I liked Prince Harry’s comments on the birth of his new baby, and the tribute he paid to all women who go through child-birth. My mother used to say that after its over you forget the pain in the joy of holding the new baby. She forgot 9 times – I was No. 10! The new royal father’s big brother Prince William said, “Welcome to the Sleep Deprivation Society!.”
For some of the mothers in the Bible, becoming a mother at all was a challenge, they were the so-called “barren mothers”.
Charles Fillmore uses the term “barren” for certain men and women, symbolizing negative thoughts as well as unfulfilled feelings. Metaphysically, the older women who were unable to conceive represent our feelings that cannot bear fruit, ie negative feelings. There is usually a miracle that results in them becoming fruitful and producing healthy, important babies who became Hebrew patriarchs or prophets.
An example of this is Hannah, who became pregnant after the priest Eli saw her praying in the Temple, “pouring out her soul to the Lord”. She became the mother of the prophet Samuel, who she dedicated as a child to the Temple, and he went to live there and train under Eli.
Samuel is the prophet that heard the Lord calling him in the night, and Eli told him to say, “Speak Lord, for your servant is listening”. (Not Listen Lord, your servant is speaking!).
That was the start of Samuel’s long service as a priest, a judge, and a prophet. He was open to listening to the guidance of Yahweh, and used what he heard to warn and to uplift the people. He later anointed the first two Hebrew kings, Saul and David. Hannah, for her sacrifice, was rewarded with 3 more sons and 2 daughters.
The MBD says of Hannah: “the soul, because of its high aspirations, its consecration to God and much earnest prayer, established in grace and favour, receives that which it desires….”.
Her long-desired son Samuel represents our “spiritual discernment: that in us that has conscious contact with God and learns of God.” Samuel in us is willing to be open and receptive to divine guidance, and to act on it.
So it is through these two, representing our feelings and thoughts that are open and receptive to Spirit, that we can be willing and able to receive divine guidance, and to put that guidance into action for the highest good of all.
This is also what Mary, mother of Jesus, did. She signifies the divine motherhood of love, as well as intuition, open and receptive to the birth of the Christ.
Another example of love in action is Mary Magdalene, who the MBD calls: “A wonderful lesson of constancy, love, faithful attachment, and service. Wherever she is mentioned, the power of love, devotion and service is revealed. Her whole life and all that she had were apparently dedicated to Jesus the Christ.”

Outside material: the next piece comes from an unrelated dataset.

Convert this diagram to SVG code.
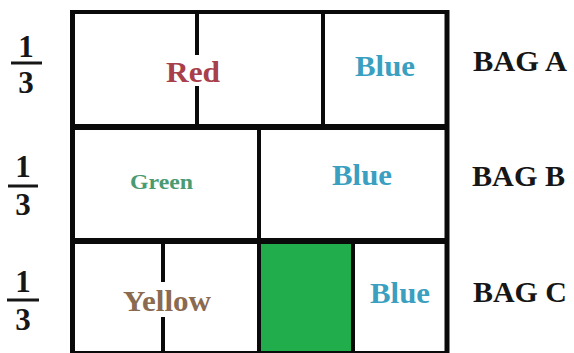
<svg xmlns="http://www.w3.org/2000/svg" width="574" height="353" viewBox="0 0 574 353">
<style>
text{font-family:'Liberation Serif','Times New Roman',serif;font-weight:bold;font-size:30px}
.bag{fill:#161616}
.frac{fill:#161616;text-anchor:middle;font-size:31px}
.ln{stroke:#0a0a0a;fill:none}
.blue{fill:#3a9fc0}
</style>
<rect width="574" height="353" fill="#ffffff"/>
<g id="cell-green-fill">
<rect x="259" y="241" width="93" height="112" fill="#21ad4b"/>
</g>
<g id="connectors">
<path class="ln" stroke-width="5" d="M72.5 10V353"/>
<path class="ln" stroke-width="4" d="M70 12H449"/>
<path class="ln" stroke-width="5" d="M447 10V353"/>
<path class="ln" stroke-width="6" d="M70 127H449"/>
<path class="ln" stroke-width="6" d="M70 241H449"/>
<path class="ln" stroke-width="2" d="M70 352H449"/>
<path class="ln" stroke-width="4" d="M197 12V55M197 86V127"/>
<path class="ln" stroke-width="4" d="M323 12V127"/>
<path class="ln" stroke-width="4" d="M259 127V353"/>
<path class="ln" stroke-width="4" d="M163 241V282M163 317V353"/>
<path class="ln" stroke-width="4" d="M353 241V353"/>
</g>
<g id="frac-a">
<text class="frac" x="26" y="57">1</text>
<path d="M11 63H42" stroke="#161616" stroke-width="3"/>
<text class="frac" x="26" y="93">3</text>
</g>
<g id="frac-b">
<text class="frac" x="23" y="177">1</text>
<path d="M8 186H38" stroke="#161616" stroke-width="3"/>
<text class="frac" x="23" y="215">3</text>
</g>
<g id="frac-c">
<text class="frac" x="23" y="292">1</text>
<path d="M7 300H39" stroke="#161616" stroke-width="3"/>
<text class="frac" x="23" y="330">3</text>
</g>
<g id="bag-a">
<text x="166" y="82" fill="#a8404c" textLength="54" lengthAdjust="spacingAndGlyphs">Red</text>
<text class="blue" x="355" y="76" textLength="60" lengthAdjust="spacingAndGlyphs">Blue</text>
<text class="bag" x="473" y="71" textLength="94" lengthAdjust="spacingAndGlyphs">BAG A</text>
</g>
<g id="bag-b">
<text x="130" y="189" fill="#4a9a72" style="font-size:22px" textLength="63" lengthAdjust="spacingAndGlyphs">Green</text>
<text class="blue" x="332" y="185" textLength="60" lengthAdjust="spacingAndGlyphs">Blue</text>
<text class="bag" x="472" y="186" textLength="93" lengthAdjust="spacingAndGlyphs">BAG B</text>
</g>
<g id="bag-c">
<text x="123" y="311" fill="#8a6a50" textLength="88" lengthAdjust="spacingAndGlyphs">Yellow</text>
<text class="blue" x="370" y="303" textLength="60" lengthAdjust="spacingAndGlyphs">Blue</text>
<text class="bag" x="473" y="302" textLength="94" lengthAdjust="spacingAndGlyphs">BAG C</text>
</g>
</svg>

Our challenge this Mothers Day is to express the Divine Love within us, in the best tradition of loving mothers. To be willing to love, to let go of all that is less than love, and to listen to the Christ within that teaches us how to live a good life, how to love.
- How can we follow the wisdom of the 6yo who had to say goodbye to his dog – To Love everybody all the time and be nice to all?
- Who can we reach out to that is in need of a kind word or a hug?
- Do we need to put aside some of the busy-ness of our lives to reach out to others, family or not?
Living life to the full means to be willing to let go of resentment, listen to Divine Guidance, and to actively and consciously practice love of in all situations. Happy Lovers’ Day!